My proposed solution here is to separate calc_shock_to_sectors
functionality into two bits of functionality: namely calculating shocks and combining shocks, letting you aggregate across multiple Impacts/Exposures/sectors. I don't know the best way to implement them because the order can be flexible: aggregating can be done before or after the main part of calc_shock_to_sectors
. That is,
- either: (1) aggregate_impacts_to_shock
, which takes an Impact
-Exposure
pair and returns a data frame with the % loss for each event in each region_id. Then (2) calc_shock_to_sectors
which takes a list of these data frames and calculates the input shocks for the MRIOT calculations from them, creating the final SupplyChain.secs_shock
object. Ideally, the methods also have a way to encode which sectors are shocked by each dataframe so we can shock different sectors differently
- or: (1) keep calc_shock_to_sectors
as it is, and then (2) provide a combine_shocks
method that takes multiple SupplyChain.secs_shock
objects and sums them, allowing you to build the final shock from one country-sector at a time. Note: if the suggested DirectShock
and IndirectShock
classes are created, then this can be implemented as a DirectShock.combine(data: List[DirectShock])
class method.
Both of these solutions allow me to work with large numbers of Impact
objects and Exposures
more elegantly.

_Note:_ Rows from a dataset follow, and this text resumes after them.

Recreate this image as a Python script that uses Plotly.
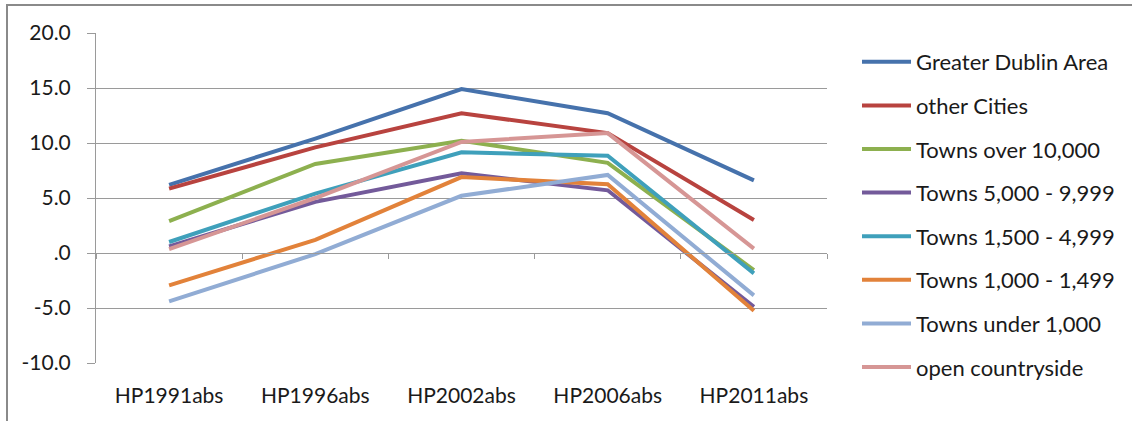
import plotly.graph_objects as go

categories = ["HP1991abs", "HP1996abs", "HP2002abs", "HP2006abs", "HP2011abs"]

series_names = [
    "Greater Dublin Area",
    "other Cities",
    "Towns over 10,000",
    "Towns 5,000 - 9,999",
    "Towns 1,500 - 4,999",
    "Towns 1,000 - 1,499",
    "Towns under 1,000",
    "open countryside",
]

greater_dublin = [6.2, 10.4, 14.9, 12.7, 6.6]
other_cities = [5.85, 9.6, 12.7, 10.9, 3.0]
towns_over_10000 = [2.9, 8.1, 10.2, 8.2, -1.55]
towns_5000_9999 = [0.6, 4.65, 7.25, 5.7, -4.9]
towns_1500_4999 = [1.0, 5.4, 9.15, 8.85, -1.85]
towns_1000_1499 = [-2.95, 1.2, 6.9, 6.25, -5.25]
towns_under_1000 = [-4.4, -0.1, 5.2, 7.1, -3.85]
open_countryside = [0.35, 5.0, 10.1, 10.9, 0.4]

series_values = [
    greater_dublin, other_cities, towns_over_10000, towns_5000_9999,
    towns_1500_4999, towns_1000_1499, towns_under_1000, open_countryside,
]

colors = ["#4672AC", "#B8433F", "#8DB04F", "#735A9A",
          "#3FA0BB", "#E2823A", "#91ACD4", "#D69695"]

y_tickvals = [-10, -5, 0, 5, 10, 15, 20]
y_ticktext = ["-10.0", "-5.0", ".0", "5.0", "10.0", "15.0", "20.0"]

FONT = "Lato"
TEXT = "#1a1a1a"
GRID = "#9a9a9a"

W, H = 1132, 421
L, R, T, B = 96, 827, 33, 363

def px_x(p):
    return (p - L) / (R - L)

def px_y(p):
    return (B - p) / (B - T)

fig = go.Figure()
for i, (name, vals, col) in enumerate(zip(series_names, series_values, colors)):
    fig.add_trace(go.Scatter(
        x=categories, y=vals, name=name, mode="lines",
        line=dict(color=col, width=4),
        legendgroup=f"g{i}",
    ))

# invisible trace on the tick-axis at y=0
fig.add_trace(go.Scatter(x=categories, y=[None] * len(categories), xaxis="x2",
                         showlegend=False, hoverinfo="skip", mode="lines"))

fig.update_layout(
    width=W, height=H,
    margin=dict(l=L, r=W - R, t=T, b=H - B),
    paper_bgcolor="white", plot_bgcolor="white",
    font=dict(family=FONT, color=TEXT, size=20),
    showlegend=True,
    legend=dict(
        x=px_x(857), y=px_y(41), xanchor="left", yanchor="top",
        font=dict(family=FONT, size=22, color=TEXT),
        itemwidth=49, tracegroupgap=12, bgcolor="rgba(0,0,0,0)",
        maxheight=420,
    ),
    xaxis=dict(
        type="category", categoryarray=categories, range=[-0.5, 4.5],
        showgrid=False, showline=False, ticks="", zeroline=False,
        tickfont=dict(family=FONT, size=21, color=TEXT),
        ticklabelstandoff=18,
    ),
    xaxis2=dict(
        type="category", categoryarray=categories, range=[-0.5, 4.5],
        overlaying="x", anchor="free", position=px_y(253), side="bottom",
        showticklabels=False, showgrid=False, showline=True, linecolor=GRID,
        linewidth=1, ticks="outside", ticklen=5, tickcolor=GRID,
        tickson="boundaries",
    ),
    yaxis=dict(
        range=[-10, 20], tickvals=y_tickvals, ticktext=y_ticktext,
        showgrid=True, gridcolor=GRID, gridwidth=1,
        showline=True, linecolor=GRID, linewidth=1,
        ticks="outside", ticklen=8, tickcolor=GRID,
        zeroline=False,
        tickfont=dict(family=FONT, size=21, color=TEXT),
        ticklabelstandoff=12,
    ),
    shapes=[
        dict(type="line", xref="paper", yref="paper",
             x0=px_x(7), x1=px_x(7), y0=px_y(5), y1=px_y(425),
             line=dict(color="#8a8a8a", width=2)),
        dict(type="line", xref="paper", yref="paper",
             x0=px_x(6), x1=px_x(1140), y0=px_y(5), y1=px_y(5),
             line=dict(color="#8a8a8a", width=2)),
    ],
)

fig.write_html("out.html")
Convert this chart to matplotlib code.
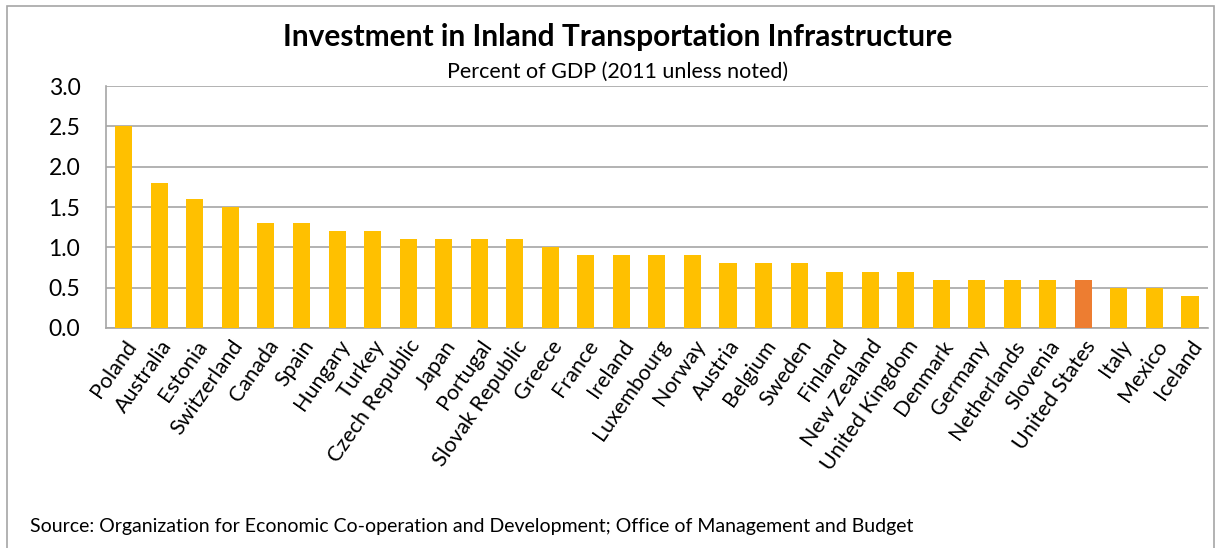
import matplotlib
matplotlib.use("Agg")
from matplotlib import pyplot as plt
from matplotlib.patches import Rectangle

countries = ["Poland", "Australia", "Estonia", "Switzerland", "Canada", "Spain",
             "Hungary", "Turkey", "Czech Republic", "Japan", "Portugal",
             "Slovak Republic", "Greece", "France", "Ireland", "Luxembourg",
             "Norway", "Austria", "Belgium", "Sweden", "Finland", "New Zealand",
             "United Kingdom", "Denmark", "Germany", "Netherlands", "Slovenia",
             "United States", "Italy", "Mexico", "Iceland"]
values = [2.5, 1.8, 1.6, 1.5, 1.3, 1.3, 1.2, 1.2, 1.1, 1.1, 1.1, 1.1, 1.0,
          0.9, 0.9, 0.9, 0.9, 0.8, 0.8, 0.8, 0.7, 0.7, 0.7, 0.6, 0.6, 0.6,
          0.6, 0.6, 0.5, 0.5, 0.4]
highlight = "United States"
y_ticks = [0.0, 0.5, 1.0, 1.5, 2.0, 2.5, 3.0]

plt.rcParams['font.family'] = ['Lato', 'DejaVu Sans']

fig = plt.figure(figsize=(12.2, 5.48), dpi=100)
ax = fig.add_axes([0.0869, 0.4015, 0.9031, 0.4415])

colors = ['#ED7D31' if c == highlight else '#FFC000' for c in countries]
ax.bar(range(len(countries)), values, width=0.48, color=colors, zorder=3)

ax.set_xlim(-0.5, len(countries) - 0.5)
ax.set_ylim(0, 3.0)
ax.set_yticks(y_ticks)
ax.set_yticklabels([f"{v:.1f}" for v in y_ticks], fontsize=16.5)
ax.set_xticks(range(len(countries)))
ax.set_xticklabels(countries, rotation=55, ha='right', rotation_mode='anchor',
                   fontsize=15.5)
ax.tick_params(axis='both', length=0)
ax.tick_params(axis='y', pad=18.5)
ax.tick_params(axis='x', pad=6)

ax.grid(axis='y', color='#A6A6A6', linewidth=1.2, zorder=0)
for side in ['top', 'right']:
    ax.spines[side].set_visible(False)
for side in ['left', 'bottom']:
    ax.spines[side].set_color('#A6A6A6')
    ax.spines[side].set_linewidth(1.2)

fig.text(0.506, 0.932, "Investment in Inland Transportation Infrastructure",
         ha='center', va='center', fontsize=21.5, fontweight='bold')
fig.text(0.506, 0.868, "Percent of GDP (2011 unless noted)",
         ha='center', va='center', fontsize=15.5)
fig.text(0.0246, 0.04, "Source: Organization for Economic Co-operation and Development; "
         "Office of Management and Budget", ha='left', va='center', fontsize=14)

# outer chart frame
fig.patches.append(Rectangle((0.006, -0.01), 0.989, 0.999, transform=fig.transFigure,
                             fill=False, edgecolor='#A6A6A6', linewidth=1.2))

fig.savefig("out.png", dpi=100)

To deal with the impact matrix question, I would also add a check in calc_shock_to_sectors
that spots when an Impact
is only for a single country/region_id
and then uses the Impact.at_event
property instead of the marginal sums of the Impact.imp_mat
, since these are equivalent in this case.
For now I have a local workaround with the second method. I'd be happy to turn it into a pull request!